Layers of lime were thrown on the layers of corpses to try to keep the smell down, but that was about it. All the bodies were buried without any respect or dignity. 

The next year, the lead tiles of the roof were removed, which exposed the interior of the building to the elements. 

Despite what happened, the significance of St. Denis was not forgotten. The French Republic had become the French Empire under the leadership of Napoleon Bonaparte, and Napoleon planned for his tomb to be at St. Denis, where all the previous French monarchs had been buried. 

The church was repaired and reconsecrated in 1806, just 13 years after it had been defiled. 

Napoleon ended up dying in exile on the island of St. Helena, so he was never buried there, but other French monarchs were. Louis XVI, who had been executed by the revolutionary government, had his ashes interred there.

In 1813, a massive renovation took place on the church to restore it to its former glory. 

It wasn’t until 1817, however, that all of the remains that had been tossed into a mass grave in 1793 were exhumed. However, after 24 years in the soil, in addition to the decades or centuries of decay before that, it was now impossible to identify any of the remains, which were now just bones. 

All of the bones were placed into an ossuary in the church with the names of all of those whose tombs had been defiled.
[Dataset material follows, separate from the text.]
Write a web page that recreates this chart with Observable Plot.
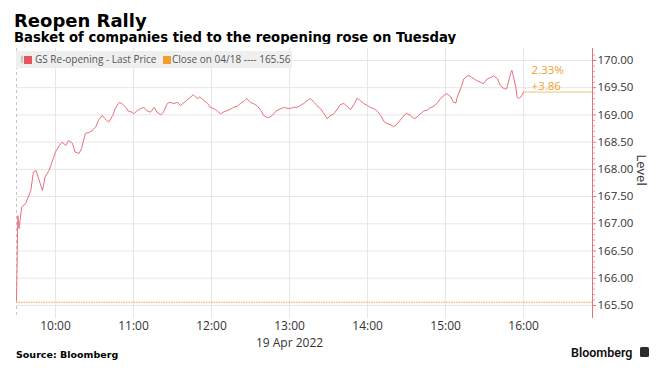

Today, the Basilica of St. Denis is also a cathedral that is open to the public to visit. There were a few monuments inside the church that weren’t destroyed, but for the most part, the church lost much of the splendor that it held during its heyday. 

The Desecration at St. Denis was one of the oddest and most disturbing aspects of the French Revolution. Even many supporters of the revolution in France were uneasy with what happened in St. Denis. 

Many countries have removed their monarchs from power, but no other country has taken such extreme measures to destroy the history and the very bodies of the kings and queens that came before them.